We must meet the needs of this growing population, or someone else will.
By Michael Hartman, Capitol Seniors Housing
We didn’t create the growing market for active living communities. The first of what will soon be a tidal wave of baby boomers have retired, and they are telling us exactly what they want.
Listen to these adults, which represent the fastest growing segment in today’s demographic landscape. Their mandate is clear. Although we are seeing a significant surge of development, there still isn’t enough active living housing — yet — to meet their demand.
Meet the boomer who is changing the landscape of senior living housing in every way imaginable.
Major Changes Ahead
Currently, market demand for active living is coming from adults amongst the 39.8 million leading-edge baby boomers born from 1946 to 1954.
Unlike the previous generation, the boomer adult feels they have worked hard and deserve some of the finer things in life. They value their individuality, health, wellness, learning, community involvement, self-fulfillment and more. Leading-edge boomers generally also have a higher net worth than their predecessors.
The boomer adult is active and many are still working or semi-retired.
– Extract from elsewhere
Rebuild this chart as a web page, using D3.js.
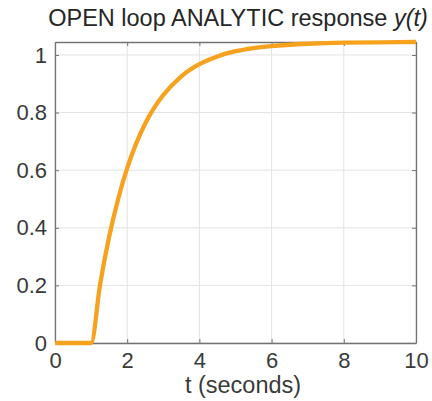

Therefore, active living as a class of real estate carries a literal meaning.
Working or not, boomers have reached a point where they want to shed themselves of home ownership and let go of the heavy expenses for upkeep and taxes. Instead, they want to downsize and live amongst older adults like themselves who are active and enjoy travel, fine arts, events and socialization. They want clubhouse settings and activities designed to enjoy the company of like-minded neighbors, such as dining together, taking yoga and cooking classes, playing bridge, attending wine tastings, or watching the game together in the clubroom.
When these residents go to the community fitness center or pool, they want to be amongst peers and thereby more comfortable and less self-conscious. Importantly, they want all of these things with no surprises. They expect to pay the rental and monthly activity fee and be assured everything is taken care of.
While there are plenty of outstanding senior living communities offering independent living (IL), boomer adults do not see themselves ready for that option. Research tells us very little housing exists for these younger seniors who do not yet need the additional services bundled with the rent for independent living.
Typical IL services include housekeeping, food and transportation inside their monthly rent, while active living communities allow the resident the option to utilize these services as needed. Independent living rents are typically 40 percent to 50 percent higher than active living communities.
Time to Start Building
Boomers also have an increasing propensity to rent, furthering the case for active living development. According to a recent report by the Demand Institute, Baby Boomers & Their Homes, approximately 32 percent of boomer households will opt to downsize to multifamily homes, with nearly 69 percent preferring to rent rather than buy.
Developers see the trends. They see the boomers arriving now and those to come. Across the United States, there is a limited supply of purpose-built active living communities so we must respond.
Key areas of developer attention are a matter of common sense. They are eyeing metro areas with the largest senior population growth such as Los Angeles, New York City, Dallas, Atlanta, Houston, Chicago and others. Markets such as Raleigh, Austin and Las Vegas are excellent, albeit smaller, markets offering excellent investment opportunities.
For active living design and amenities, again we are listening to what boomers want. The typical active living community is age-restricted to adults aged 55 or older, and surrounded by amenities for socialization, fitness and recreation.
For our firm, our prototype community is about 160 to 180 rental apartments on a six-acre plot of land in a suburban area that is walkable to nearby retail. Residential apartments will include attractive floor plans, décor and appliances.
The hub of the community is the well-appointed clubhouse, with amenities such as bistros, workout rooms, outdoor seating areas, a pool and more.
Unlike traditional independent living communities, we do not have a commercial kitchen and dining plans. However, we do design for the future so, as the community’s residents age, we can add that as an option.
As a developer, we believe we are not only fulfilling a mandate of a new generation of older adults, but we also feel we are doing good, noble work. Many research studies have found that maintaining social relationships and avoiding isolation improves the aging adult’s emotional and physical health.
We believe active adult communities can make it easier for these adults to make new friends and discover new ways to enjoy life.
Michael Hartman is principal of active living for Capitol Seniors Housing. He is responsible for the firm’s active living platform, which focuses on investing in assets catering to residents who are over 55 years of age. Hartman brings more than two decades of commercial real estate principal and advisory expertise to his role with Capitol Seniors Housing.